Given exercise:
Write out the listing below without alteration, omitting its pictures.

--- start of Dataset content ---

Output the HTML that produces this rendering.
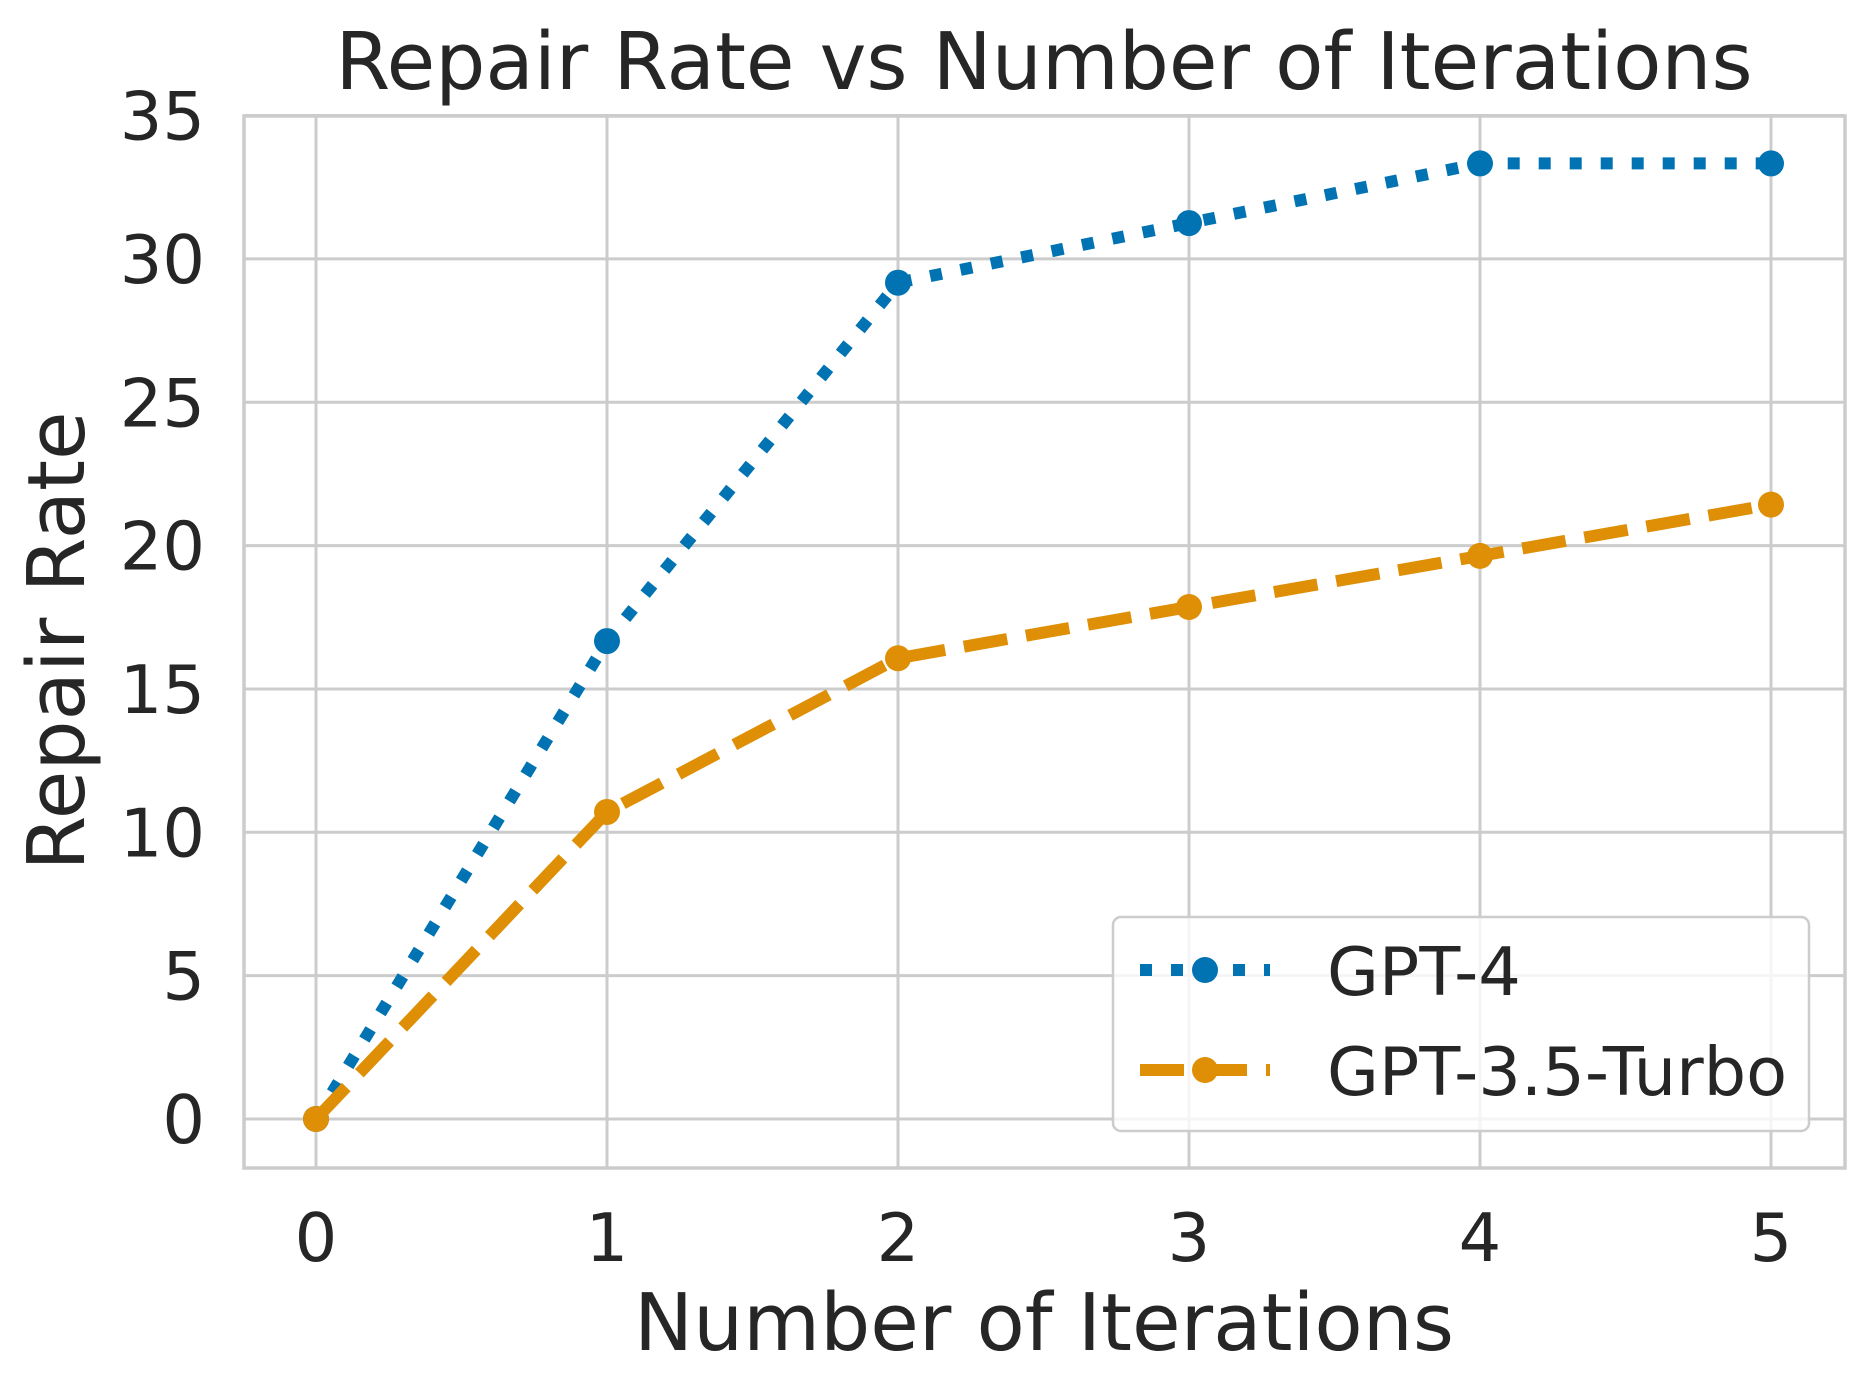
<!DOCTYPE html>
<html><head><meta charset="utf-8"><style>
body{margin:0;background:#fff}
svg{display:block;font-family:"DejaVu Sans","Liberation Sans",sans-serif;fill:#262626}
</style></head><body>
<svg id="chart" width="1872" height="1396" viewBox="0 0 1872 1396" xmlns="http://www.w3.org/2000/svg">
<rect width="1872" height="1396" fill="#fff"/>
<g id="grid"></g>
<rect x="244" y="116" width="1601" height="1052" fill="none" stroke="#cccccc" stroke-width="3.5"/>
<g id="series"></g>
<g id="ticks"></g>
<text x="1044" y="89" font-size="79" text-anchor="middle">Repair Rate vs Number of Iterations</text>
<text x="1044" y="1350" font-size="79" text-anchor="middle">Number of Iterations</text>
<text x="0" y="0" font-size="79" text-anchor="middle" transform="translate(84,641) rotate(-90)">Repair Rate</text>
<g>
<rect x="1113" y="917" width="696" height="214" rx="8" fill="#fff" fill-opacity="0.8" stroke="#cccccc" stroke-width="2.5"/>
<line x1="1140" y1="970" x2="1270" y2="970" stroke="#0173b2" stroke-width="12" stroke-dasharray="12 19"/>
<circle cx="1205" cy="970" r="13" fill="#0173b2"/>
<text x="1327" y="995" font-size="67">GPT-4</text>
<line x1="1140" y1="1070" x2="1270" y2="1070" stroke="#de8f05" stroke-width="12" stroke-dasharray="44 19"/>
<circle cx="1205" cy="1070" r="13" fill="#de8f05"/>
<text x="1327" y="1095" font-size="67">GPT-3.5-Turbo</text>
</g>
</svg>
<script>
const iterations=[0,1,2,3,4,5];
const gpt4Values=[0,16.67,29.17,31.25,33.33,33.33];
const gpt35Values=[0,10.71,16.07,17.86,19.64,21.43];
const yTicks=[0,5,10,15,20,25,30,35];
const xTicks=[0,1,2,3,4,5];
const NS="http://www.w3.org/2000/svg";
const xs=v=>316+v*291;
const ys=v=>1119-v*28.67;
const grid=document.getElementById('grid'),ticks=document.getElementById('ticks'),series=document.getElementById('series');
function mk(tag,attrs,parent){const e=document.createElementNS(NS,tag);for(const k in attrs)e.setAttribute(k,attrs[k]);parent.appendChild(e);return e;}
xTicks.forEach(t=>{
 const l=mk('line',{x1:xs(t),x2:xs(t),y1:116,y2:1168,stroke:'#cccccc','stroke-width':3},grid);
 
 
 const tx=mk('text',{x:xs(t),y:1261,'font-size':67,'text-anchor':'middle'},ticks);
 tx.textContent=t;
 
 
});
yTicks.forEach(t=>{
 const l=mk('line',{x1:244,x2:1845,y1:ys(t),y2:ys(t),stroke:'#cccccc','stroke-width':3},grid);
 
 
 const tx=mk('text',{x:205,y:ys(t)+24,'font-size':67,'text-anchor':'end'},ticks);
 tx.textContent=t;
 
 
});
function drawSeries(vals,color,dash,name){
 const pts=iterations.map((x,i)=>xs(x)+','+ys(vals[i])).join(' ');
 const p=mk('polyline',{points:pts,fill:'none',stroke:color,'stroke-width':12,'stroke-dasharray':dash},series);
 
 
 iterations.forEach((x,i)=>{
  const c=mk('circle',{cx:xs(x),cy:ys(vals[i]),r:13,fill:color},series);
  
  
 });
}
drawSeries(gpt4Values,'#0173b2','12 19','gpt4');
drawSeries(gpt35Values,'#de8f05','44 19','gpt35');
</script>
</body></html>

--- end of Dataset content ---

Exercise result:
Output the HTML that produces this rendering.
<!DOCTYPE html>
<html><head><meta charset="utf-8"><style>
body{margin:0;background:#fff}
svg{display:block;font-family:"DejaVu Sans","Liberation Sans",sans-serif;fill:#262626}
</style></head><body>
<svg id="chart" width="1872" height="1396" viewBox="0 0 1872 1396" xmlns="http://www.w3.org/2000/svg">
<rect width="1872" height="1396" fill="#fff"/>
<g id="grid"></g>
<rect x="244" y="116" width="1601" height="1052" fill="none" stroke="#cccccc" stroke-width="3.5"/>
<g id="series"></g>
<g id="ticks"></g>
<text x="1044" y="89" font-size="79" text-anchor="middle">Repair Rate vs Number of Iterations</text>
<text x="1044" y="1350" font-size="79" text-anchor="middle">Number of Iterations</text>
<text x="0" y="0" font-size="79" text-anchor="middle" transform="translate(84,641) rotate(-90)">Repair Rate</text>
<g>
<rect x="1113" y="917" width="696" height="214" rx="8" fill="#fff" fill-opacity="0.8" stroke="#cccccc" stroke-width="2.5"/>
<line x1="1140" y1="970" x2="1270" y2="970" stroke="#0173b2" stroke-width="12" stroke-dasharray="12 19"/>
<circle cx="1205" cy="970" r="13" fill="#0173b2"/>
<text x="1327" y="995" font-size="67">GPT-4</text>
<line x1="1140" y1="1070" x2="1270" y2="1070" stroke="#de8f05" stroke-width="12" stroke-dasharray="44 19"/>
<circle cx="1205" cy="1070" r="13" fill="#de8f05"/>
<text x="1327" y="1095" font-size="67">GPT-3.5-Turbo</text>
</g>
</svg>
<script>
const iterations=[0,1,2,3,4,5];
const gpt4Values=[0,16.67,29.17,31.25,33.33,33.33];
const gpt35Values=[0,10.71,16.07,17.86,19.64,21.43];
const yTicks=[0,5,10,15,20,25,30,35];
const xTicks=[0,1,2,3,4,5];
const NS="http://www.w3.org/2000/svg";
const xs=v=>316+v*291;
const ys=v=>1119-v*28.67;
const grid=document.getElementById('grid'),ticks=document.getElementById('ticks'),series=document.getElementById('series');
function mk(tag,attrs,parent){const e=document.createElementNS(NS,tag);for(const k in attrs)e.setAttribute(k,attrs[k]);parent.appendChild(e);return e;}
xTicks.forEach(t=>{
 const l=mk('line',{x1:xs(t),x2:xs(t),y1:116,y2:1168,stroke:'#cccccc','stroke-width':3},grid);
 
 
 const tx=mk('text',{x:xs(t),y:1261,'font-size':67,'text-anchor':'middle'},ticks);
 tx.textContent=t;
 
 
});
yTicks.forEach(t=>{
 const l=mk('line',{x1:244,x2:1845,y1:ys(t),y2:ys(t),stroke:'#cccccc','stroke-width':3},grid);
 
 
 const tx=mk('text',{x:205,y:ys(t)+24,'font-size':67,'text-anchor':'end'},ticks);
 tx.textContent=t;
 
 
});
function drawSeries(vals,color,dash,name){
 const pts=iterations.map((x,i)=>xs(x)+','+ys(vals[i])).join(' ');
 const p=mk('polyline',{points:pts,fill:'none',stroke:color,'stroke-width':12,'stroke-dasharray':dash},series);
 
 
 iterations.forEach((x,i)=>{
  const c=mk('circle',{cx:xs(x),cy:ys(vals[i]),r:13,fill:color},series);
  
  
 });
}
drawSeries(gpt4Values,'#0173b2','12 19','gpt4');
drawSeries(gpt35Values,'#de8f05','44 19','gpt35');
</script>
</body></html>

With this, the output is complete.